Ignacio Camacho-ABC
- El sueño de la revolución produce monstruos. Pero a esos monstruos los está alimentando -literalmente- el Gobierno
Sarkozy utilizó el término adecuado para los vándalos que arrasaban hace quince años los suburbios de media Francia: «Racaille». Escoria. Sólo que aquella turba era de jóvenes inmigrantes de tercera generación, nihilistas a fuerza de no ver futuro, mientras los de estas noches de fuego en Barcelona, Madrid o Granada son niñatos burgueses tarados por la desvertebración educativa. Antifascistas los llama Echenique, absolviéndolos con el mágico abracadabra que santifica cualquier violencia ejercida bajo la bula progresista. Y la parte contratante de la segunda parte del Gobierno de coalición solicita expedientes a la Policía por no responder a las pedradas con flores envueltas en poemas de César Vallejo. Quizá los comprometidos idealistas arrancaban los adoquines en busca de la playa, como en mayo del 68, y frustrados por no encontrarla acabaron arrojándolos a la cabeza de los guardias. A ritmo de rap. O de Frap. El sueño de la revolución produce monstruos.
Pero a esos monstruos los está alimentando -literalmente- el Gobierno. Porque el Gobierno es uno, al margen de que sus carteras las porten miembros del PSOE o de Podemos y de que unos alienten y justifiquen los disturbios y otros los repudien en su fuero interno. A efectos institucionales importa poco que no se pongan de acuerdo; la acción, la palabra o incluso el silencio de un ministro, sobre todo si ejerce de portavoz, representa los del Gabinete entero. Y produce mucha pena ver a personas de respeto, jueces incluidos, convertidas en cómplices políticos de un partido antisistema cuyo jefe denigra la democracia, ampara la borroka callejera y pide -¡¡en el Parlamento!!- mordazas para la prensa. Pero es su decisión: están ahí por propia voluntad y nada ni nadie les impide coger la puerta.
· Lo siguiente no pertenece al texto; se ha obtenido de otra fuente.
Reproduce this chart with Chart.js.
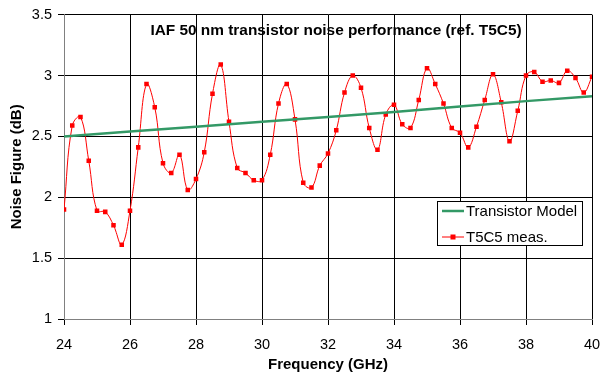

Al elegir la permanencia en sus cargos asumen su cuota de responsabilidad en el sesgo cada vez más anárquico de un Ejecutivo que les provocaría rechazo si estuviese en otras manos. Un Gobierno en el que Iglesias se mueve como un insurgente o un agitador sin más proyecto que el de desestabilizar el Estado y utilizar el poder para controlar a los ciudadanos en el más puro estilo totalitario. Y en ese sentido no cabe llamarse a engaño: se comporta exactamente como Sánchez había pronosticado antes de que el fracaso de la repetición electoral le empujase a fundirse con él en un abrazo. Al presidente le da igual porque la Moncloa bien le vale cualquier pacto, pero para algunos de sus colaboradores, de trayectoria decente, debe de resultar bastante ingrato acabar de mamporreros de una partida de incendiarios.
Ningún gobernante está exento del riesgo de conflictos sociales o de revueltas populares que le hagan perder el control de la calle. Pero este estallido de furia y barbarie ha surgido incitado desde instancias oficiales. Y la consecuencia es una sociedad indefensa ante sus propias autoridades.